### What is needed:
Find the word "this" in the listing; pull out each line holding it.

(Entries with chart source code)
────────────────────────────────────────

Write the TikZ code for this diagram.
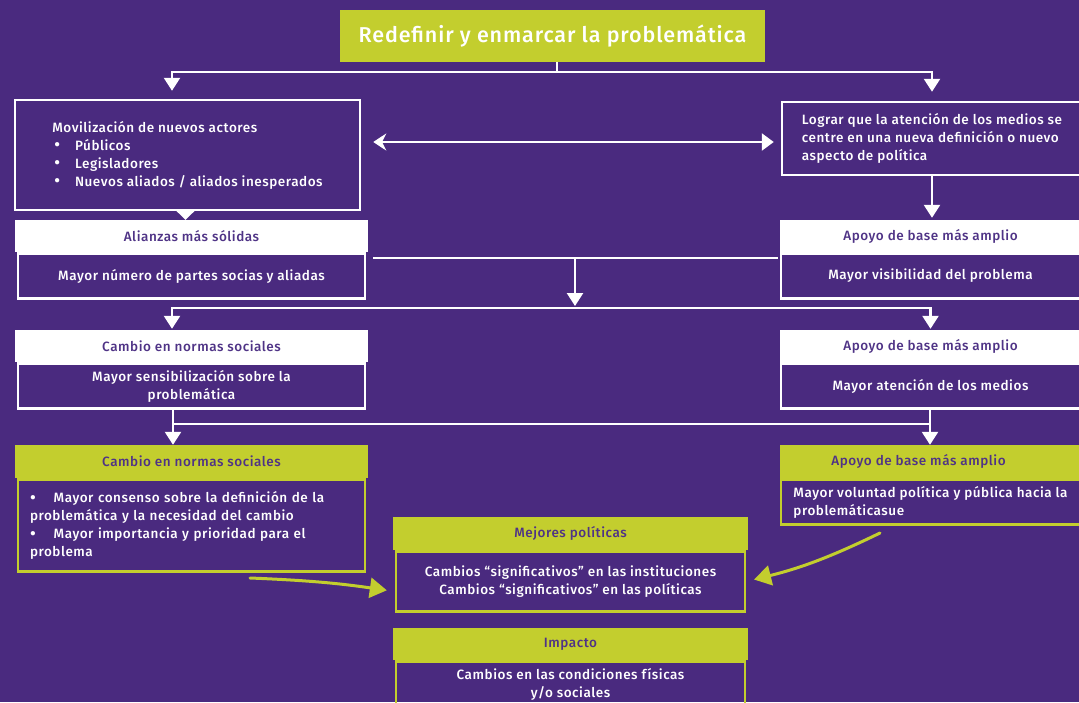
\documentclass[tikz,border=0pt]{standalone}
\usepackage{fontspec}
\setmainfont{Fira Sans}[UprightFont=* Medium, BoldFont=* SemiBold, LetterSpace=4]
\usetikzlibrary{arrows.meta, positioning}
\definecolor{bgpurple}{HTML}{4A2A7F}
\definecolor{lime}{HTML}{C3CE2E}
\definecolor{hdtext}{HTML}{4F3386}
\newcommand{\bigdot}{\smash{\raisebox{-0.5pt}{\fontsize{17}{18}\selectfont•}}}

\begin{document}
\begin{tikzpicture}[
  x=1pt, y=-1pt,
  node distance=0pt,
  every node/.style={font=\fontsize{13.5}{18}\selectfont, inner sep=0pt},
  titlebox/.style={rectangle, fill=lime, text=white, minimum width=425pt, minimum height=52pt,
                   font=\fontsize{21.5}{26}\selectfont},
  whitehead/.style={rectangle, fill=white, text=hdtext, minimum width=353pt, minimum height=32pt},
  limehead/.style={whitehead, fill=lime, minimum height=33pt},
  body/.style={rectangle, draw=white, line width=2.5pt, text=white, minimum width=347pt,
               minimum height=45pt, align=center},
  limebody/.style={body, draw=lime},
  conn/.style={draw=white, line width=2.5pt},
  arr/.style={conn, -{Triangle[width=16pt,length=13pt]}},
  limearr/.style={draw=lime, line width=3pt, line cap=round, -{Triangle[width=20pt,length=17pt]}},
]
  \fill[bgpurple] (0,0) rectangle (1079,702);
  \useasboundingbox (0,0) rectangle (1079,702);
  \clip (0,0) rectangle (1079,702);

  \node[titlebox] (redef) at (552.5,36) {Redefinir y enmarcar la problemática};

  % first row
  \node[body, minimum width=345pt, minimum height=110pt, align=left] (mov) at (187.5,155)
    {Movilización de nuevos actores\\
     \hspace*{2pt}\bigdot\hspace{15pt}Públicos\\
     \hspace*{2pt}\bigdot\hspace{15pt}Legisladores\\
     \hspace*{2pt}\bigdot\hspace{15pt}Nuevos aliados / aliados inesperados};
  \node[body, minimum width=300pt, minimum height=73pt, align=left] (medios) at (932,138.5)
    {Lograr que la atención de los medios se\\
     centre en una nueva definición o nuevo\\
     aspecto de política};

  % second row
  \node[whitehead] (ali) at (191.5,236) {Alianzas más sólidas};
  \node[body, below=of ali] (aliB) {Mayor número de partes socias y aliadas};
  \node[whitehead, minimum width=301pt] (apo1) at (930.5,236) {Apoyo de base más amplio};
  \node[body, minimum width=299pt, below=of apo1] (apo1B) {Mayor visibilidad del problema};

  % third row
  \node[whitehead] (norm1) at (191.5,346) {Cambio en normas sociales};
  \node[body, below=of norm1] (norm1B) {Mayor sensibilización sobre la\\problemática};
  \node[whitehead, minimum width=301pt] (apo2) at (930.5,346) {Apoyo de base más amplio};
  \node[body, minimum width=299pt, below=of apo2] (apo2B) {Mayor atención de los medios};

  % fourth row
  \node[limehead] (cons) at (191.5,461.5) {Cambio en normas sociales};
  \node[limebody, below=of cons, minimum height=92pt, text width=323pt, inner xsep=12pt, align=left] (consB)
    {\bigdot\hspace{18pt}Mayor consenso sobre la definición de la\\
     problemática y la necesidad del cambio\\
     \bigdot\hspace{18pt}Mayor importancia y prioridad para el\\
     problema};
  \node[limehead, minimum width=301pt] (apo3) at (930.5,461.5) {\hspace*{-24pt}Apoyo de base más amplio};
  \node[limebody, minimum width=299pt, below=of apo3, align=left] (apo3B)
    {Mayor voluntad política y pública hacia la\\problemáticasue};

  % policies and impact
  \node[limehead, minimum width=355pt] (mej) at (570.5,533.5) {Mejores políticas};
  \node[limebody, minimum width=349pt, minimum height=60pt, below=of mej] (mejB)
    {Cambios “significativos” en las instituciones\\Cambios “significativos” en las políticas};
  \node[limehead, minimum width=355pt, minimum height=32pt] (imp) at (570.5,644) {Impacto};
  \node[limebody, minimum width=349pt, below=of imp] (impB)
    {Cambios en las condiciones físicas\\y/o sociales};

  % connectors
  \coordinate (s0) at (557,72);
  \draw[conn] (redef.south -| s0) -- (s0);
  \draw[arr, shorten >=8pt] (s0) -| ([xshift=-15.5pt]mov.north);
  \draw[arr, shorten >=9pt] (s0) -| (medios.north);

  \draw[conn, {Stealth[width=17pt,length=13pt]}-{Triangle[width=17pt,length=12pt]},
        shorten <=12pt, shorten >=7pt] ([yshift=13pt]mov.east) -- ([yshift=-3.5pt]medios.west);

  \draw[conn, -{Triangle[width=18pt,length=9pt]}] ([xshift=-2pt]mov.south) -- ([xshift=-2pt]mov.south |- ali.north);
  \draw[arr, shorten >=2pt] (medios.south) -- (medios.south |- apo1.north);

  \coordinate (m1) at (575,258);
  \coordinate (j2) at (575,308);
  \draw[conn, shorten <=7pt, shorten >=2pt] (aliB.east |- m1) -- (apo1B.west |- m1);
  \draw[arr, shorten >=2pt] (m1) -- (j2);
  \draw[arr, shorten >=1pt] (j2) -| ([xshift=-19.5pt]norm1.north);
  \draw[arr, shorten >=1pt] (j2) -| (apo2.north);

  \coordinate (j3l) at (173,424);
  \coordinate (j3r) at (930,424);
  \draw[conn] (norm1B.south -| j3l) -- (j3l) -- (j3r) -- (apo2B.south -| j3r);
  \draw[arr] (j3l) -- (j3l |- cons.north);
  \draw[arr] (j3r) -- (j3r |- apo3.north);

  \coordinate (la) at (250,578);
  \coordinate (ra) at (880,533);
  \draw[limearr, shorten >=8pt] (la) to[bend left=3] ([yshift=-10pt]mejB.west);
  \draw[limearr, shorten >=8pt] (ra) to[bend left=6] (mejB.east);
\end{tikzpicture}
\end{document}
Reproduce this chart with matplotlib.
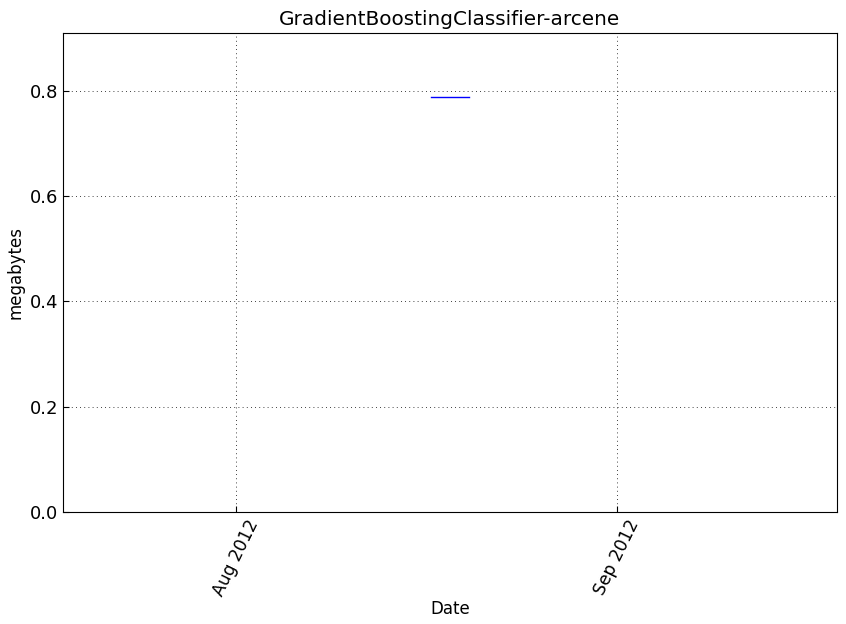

────────────────────────────────────────

### Task output:
Write the TikZ code for this diagram.
Reproduce this chart with matplotlib.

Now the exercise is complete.